- Ribbon: 37mm, gold, with a white-blue-white centre panel.
- Type: Decoration
- Awarded for: Distinguished leadership
- Country: Republic of South Africa
- Presented by: South African Police
- Eligibility: SAP general officers.
- Status: Discontinued 1986

= South African Police Star for Distinguished Leadership =

High-ranking police decoration in South Africa

The South African Police Star for Distinguished Leadership was a high-ranking decoration, that existed between 1979 and 1986. It was reserved for senior police officers and was awarded only twice. Recipients were entitled to use the post-nominal letters SED, standing for Stella Excellentis Ductus, the Latin form of the name.

Instituted on 1 May 1979, the SED was awarded to general officers of the South African Police for distinguished leadership, meritorious service contributing to state security, and outstanding service to heads of state or government. Both recipients were Commissioners of the SAP.

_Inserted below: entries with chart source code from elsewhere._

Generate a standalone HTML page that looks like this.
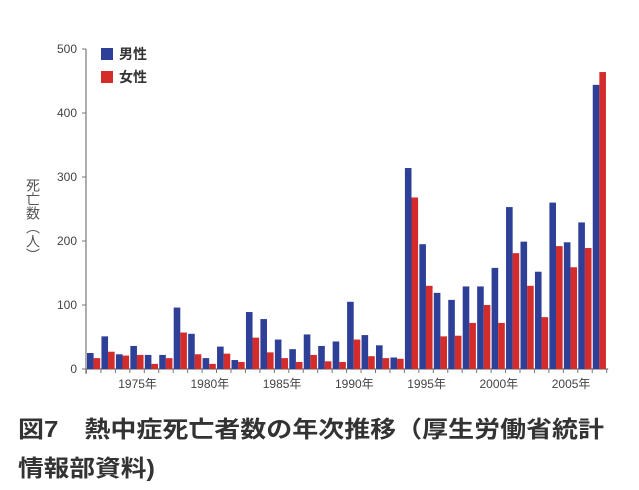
<!DOCTYPE html>
<html><head><meta charset="utf-8"><style>
body{margin:0;background:#fff;}
svg{display:block;font-family:"Liberation Sans","Noto Sans CJK JP",sans-serif;}
</style></head><body>
<svg id="chart" width="639" height="490" viewBox="0 0 639 490">
<g id="axes"></g><g id="bars"></g>
<g>
<rect x="101" y="48" width="12" height="12" fill="#2d3f96"/>
<text x="119" y="59" font-size="14" fill="#333" font-weight="bold">男性</text>
<rect x="101" y="71" width="12" height="12" fill="#d42b2b"/>
<text x="119" y="82" font-size="14" fill="#333" font-weight="bold">女性</text>
</g>
<text x="33" y="178" font-size="14" fill="#555" writing-mode="tb" glyph-orientation-vertical="0">死亡数（人）</text>
<text x="18" y="437" font-size="23" font-weight="bold" fill="#333" textLength="586" lengthAdjust="spacingAndGlyphs">図7　熱中症死亡者数の年次推移（厚生労働省統計</text>
<text x="18" y="476" font-size="23" font-weight="bold" fill="#333" textLength="137" lengthAdjust="spacingAndGlyphs">情報部資料)</text>
</svg>
<script>
const years=[1972,1973,1974,1975,1976,1977,1978,1979,1980,1981,1982,1983,1984,1985,1986,1987,1988,1989,1990,1991,1992,1993,1994,1995,1996,1997,1998,1999,2000,2001,2002,2003,2004,2005,2006,2007];
const male=[25,51,23,36,22,22,96,55,17,35,14,89,78,46,31,54,36,43,105,53,37,18,314,195,119,108,129,129,158,253,199,152,260,198,229,444];
const female=[17,27,21,22,8,17,57,23,8,24,11,49,26,17,11,22,12,11,46,20,17,16,268,130,51,52,72,100,72,181,130,81,192,159,189,464];
const yTicks=[0,100,200,300,400,500];
const xLabelYears=[1975,1980,1985,1990,1995,2000,2005];
const NS="http://www.w3.org/2000/svg";
const x0=86,step=14.45,y0=369,k=0.64;
function yS(v){return y0-v*k;}
function xS(i){return x0+1+i*step;}
function mk(t,a,p){const e=document.createElementNS(NS,t);for(const n in a)e.setAttribute(n,a[n]);p.appendChild(e);return e;}
const ax=document.getElementById('axes'),bg=document.getElementById('bars');
let l=mk('line',{x1:x0,y1:yS(500),x2:x0,y2:y0+5,stroke:'#777','stroke-width':1.2},ax);


l=mk('line',{x1:x0,y1:y0,x2:x0+years.length*step+2,y2:y0,stroke:'#777','stroke-width':1.2},ax);


yTicks.forEach(v=>{
 mk('line',{x1:x0-4,y1:yS(v),x2:x0,y2:yS(v),stroke:'#777'},ax);
 const t=mk('text',{x:x0-9,y:yS(v)+4,'font-size':12,'text-anchor':'end',fill:'#444'},ax);
 t.textContent=v;
 
 
});
for(let i=0;i<=years.length;i++){mk('line',{x1:x0+i*step+0.5,y1:y0,x2:x0+i*step+0.5,y2:y0+4,stroke:'#777'},ax);}
xLabelYears.forEach(yr=>{
 const i=years.indexOf(yr);
 const t=mk('text',{x:xS(i)+step/2,y:y0+19,'font-size':12,'text-anchor':'middle',fill:'#444'},ax);
 t.textContent=yr+'年';
 
 
});
years.forEach((yr,i)=>{
 const b=mk('rect',{x:xS(i),y:yS(male[i]),width:6.6,height:male[i]*k,fill:'#2d3f96'},bg);
 
 
 const r=mk('rect',{x:xS(i)+6.6,y:yS(female[i]),width:6.6,height:female[i]*k,fill:'#d42b2b'},bg);
 
 
});
</script>
</body></html>
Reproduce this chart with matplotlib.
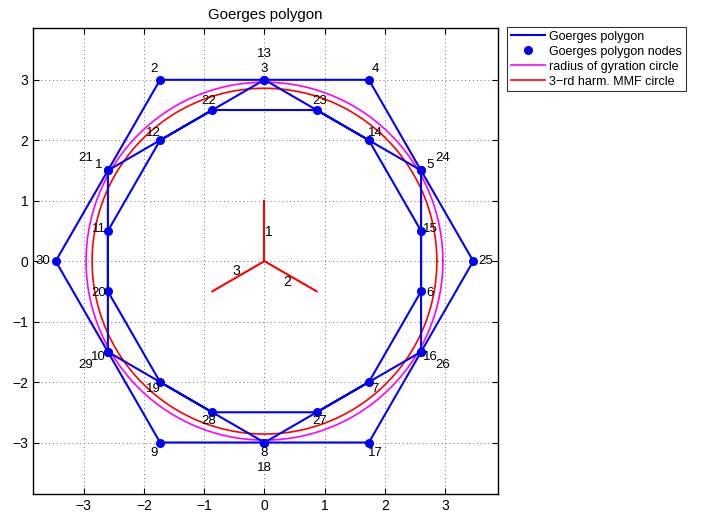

The SED is a gold Maltese cross with rays between the arms. In the centre is depicted a stylised aloe plant on a blue-bordered white disc on a gold diamond-shaped plaque. The reverse has the national coat of arms and the words Stella Excellentis Ductus.

On ceremonial occasions, the SED was worn on a gold collar. On other occasions, it was worn on a neck ribbon of old-gold, with a white-blue-white centre panel. There is also a four-pointed multi-rayed breast star.

The SED was discontinued on 1 September 1986. After that date, police generals were awarded the Order of the Star of South Africa (Non-Military) instead.